The total value of residential building permits issued in Canada in April pulled back from a peak in March, led by a double-digit decline in British Columbia residential construction.

More than $7.7 billion in residential permits were issued nationally in April, down 6.7 per cent from a record high of more than $8 billion in March.

Monthly declines in B.C. and Quebec home building contributed most to that change, according to new data from Statistics Canada.

B.C.’s residential construction permits dropped 23.7 per cent from a month earlier, though, at more than $1.1 billion for the month, residential still accounted for the bulk of the $1.5 billion in total April permits. Non-residential construction in B.C.  was up 28.8 per cent from March and by a similar amount from a year earlier.
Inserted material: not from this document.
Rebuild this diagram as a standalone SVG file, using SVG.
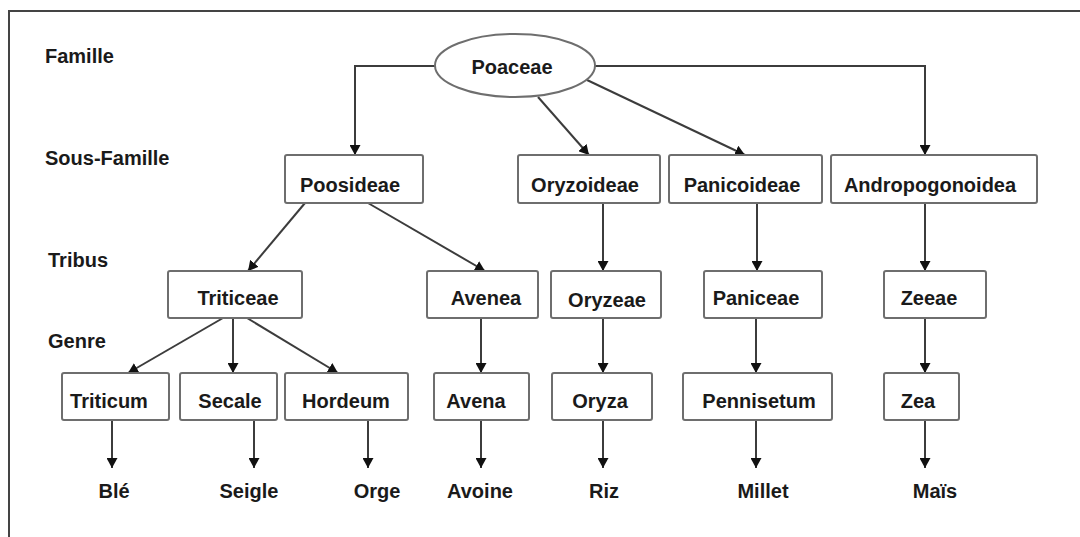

In contrast, Alberta’s 9.8 per cent increase in building permits, month-over-month, was led by a surge in the residential sector, which increased 15.5 per cent from March to $909 million. For the year, Alberta residential building permits are up 100 per cent from April of 2020.

Saskatchewan’s April building permits increased 16.1 per cent from March – the largest month-over-month increase in the west – led by a 38.7 per cent rise in non-residential construction. The provincial permits totalled $147 million in April, up 74.9 per cent from the same month a year earlier.

Manitoba, which has seen total building permits rise 30 per cent year-over-year, suffered a 7 per cent decline month-over-month to an April tally of $292.4 million.

In B.C., the biggest building site in the west, overall declines in permit values were concentrated in Metro Vancouver (-28.9 per cent) and Abbotsford-Mission (-62.4 per cent). Values edged down in Kelowna (-1.6 per cent) but soared 47.7 per cent in Victoria.

Year-over-year, building permit values in B.C.’s capital region were up 116.6 per cent in April to lead all Western Canadian cities.

Nationally, total Canadian building permits in April reached $11.1 billion, down 0.5 per cent from March, but non-residential construction was up 17.4 per cent, month-over-month, to nearly $3.4 billion, Statistics Canada reports.